In a separate detail about how the interviews are being conducted, Coyle confirmed he spent the weekend doing Zoom interviews with prospective candidates while attending the NCAA men’s basketball tournament in St. Louis. The university also introduced Greg “Boom” May as the new women’s hockey coach after a hiring announcement on Sunday.

Where Brett Larson fits — and what is actually known

People with knowledge of the situation identified St. Cloud State coach Brett Larson as one of the candidates who has interviewed with Coyle. Grant Potulny, the Hartford Wolf Pack coach and a Gophers alum, has also been identified as an interviewee.

As of late Monday, one account of the process described Brett Larson as emerging as the favorite. The publicly stated record from Coyle, however, has centered on the breadth of the pool and the continued vetting rather than singling out a frontrunner.

Larson’s background as described in the public accounts includes that he is a Duluth native and a former University of Minnesota-Duluth defenseman. He started at St. Cloud State in 2018, replacing Motzko. Under Larson, St. Cloud State has appeared in four NCAA tournaments, reaching the national championship game in 2021 and a regional final in 2023. His record and recent season results have also been laid out publicly: the Huskies went 16-19-1 this season, missing the NCAA tournament for the third year in a row, and Larson’s career record has been listed as 153-116-23.

Larson has also been identified as part of David Carle’s USA Hockey staff that won gold medals at the 2024 and 2025 World Juniors.

The stakes: a “new landscape” and a program built on pressure

Coyle has repeatedly tied the coaching search to the broader changes reshaping college athletics. He has said the next coach must be comfortable handling not only coaching and recruiting, but also the business side of the program, including the transfer portal, NIL money, revenue sharing, and Canadian major junior players coming south to the NCAA. Coyle also said the school might eventually hire a general manager, or multiple managers, to oversee that side of the operation.

Those expectations sit alongside the specific pressure points of the Minnesota job.
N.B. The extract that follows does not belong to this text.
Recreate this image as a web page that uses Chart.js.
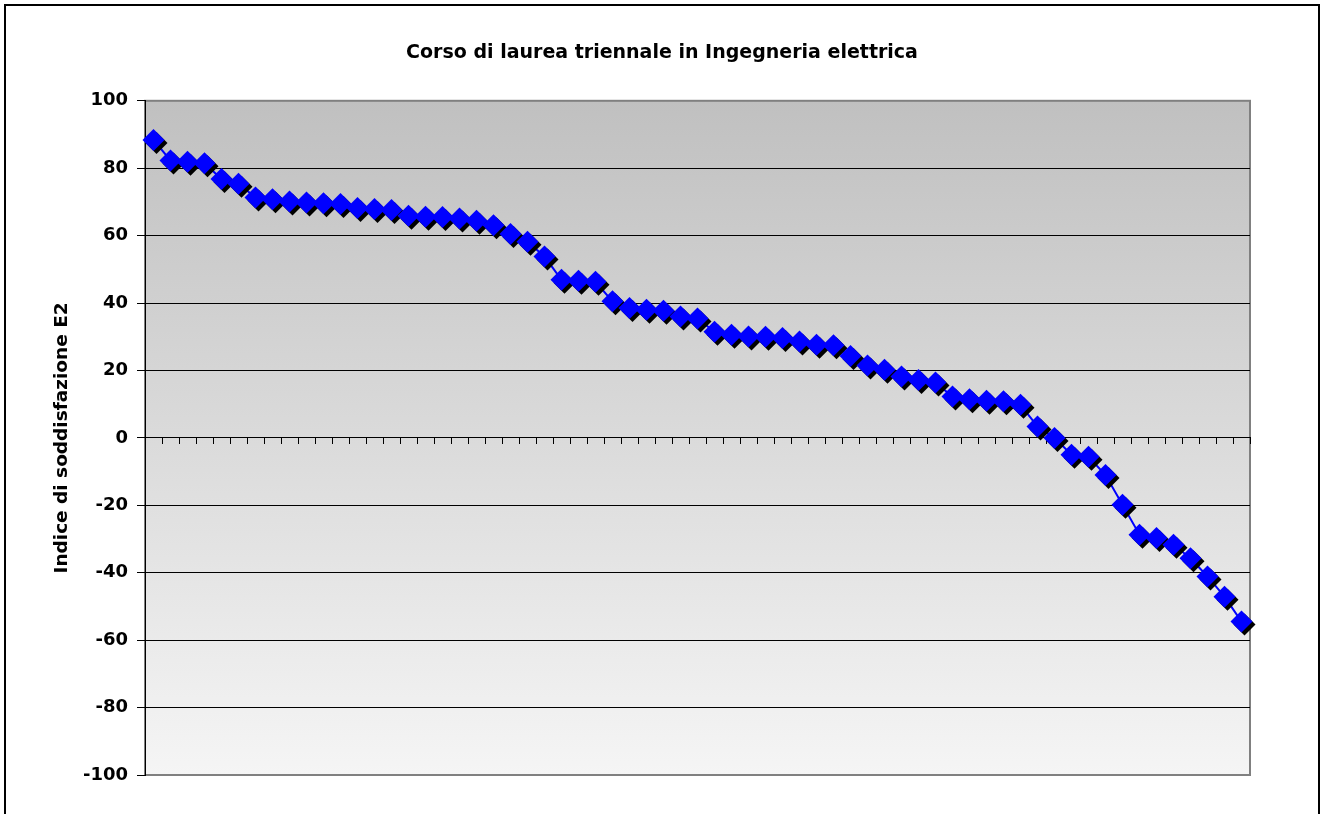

Coyle said he wants someone who understands what Gopher hockey means to the state, calling it “a big, big deal, ” and stressed the need for a leader who can manage the program on and off the ice.

Coyle’s comments also put the departure of Motzko in a longer frame than a single season. Motzko had one year left on a contract paying $750, 000. Coyle said he began talking to Motzko about his future a month ago, then met with him last Monday and Tuesday to discuss the long-term direction of the program after the team finished its first losing season since 1999, closing with a loss to Penn State. Coyle said he and Motzko reached the same conclusion that the best long-term decision was for Motzko to step away and for the program to go in a new direction.

For now, the public facts are clear on the mechanics and the demands, but not on the endgame: the University of Minnesota is conducting a fast-moving, multi-candidate process, and brett larson remains one of the names directly connected to interviews as Coyle keeps the timeline and final decision points undisclosed.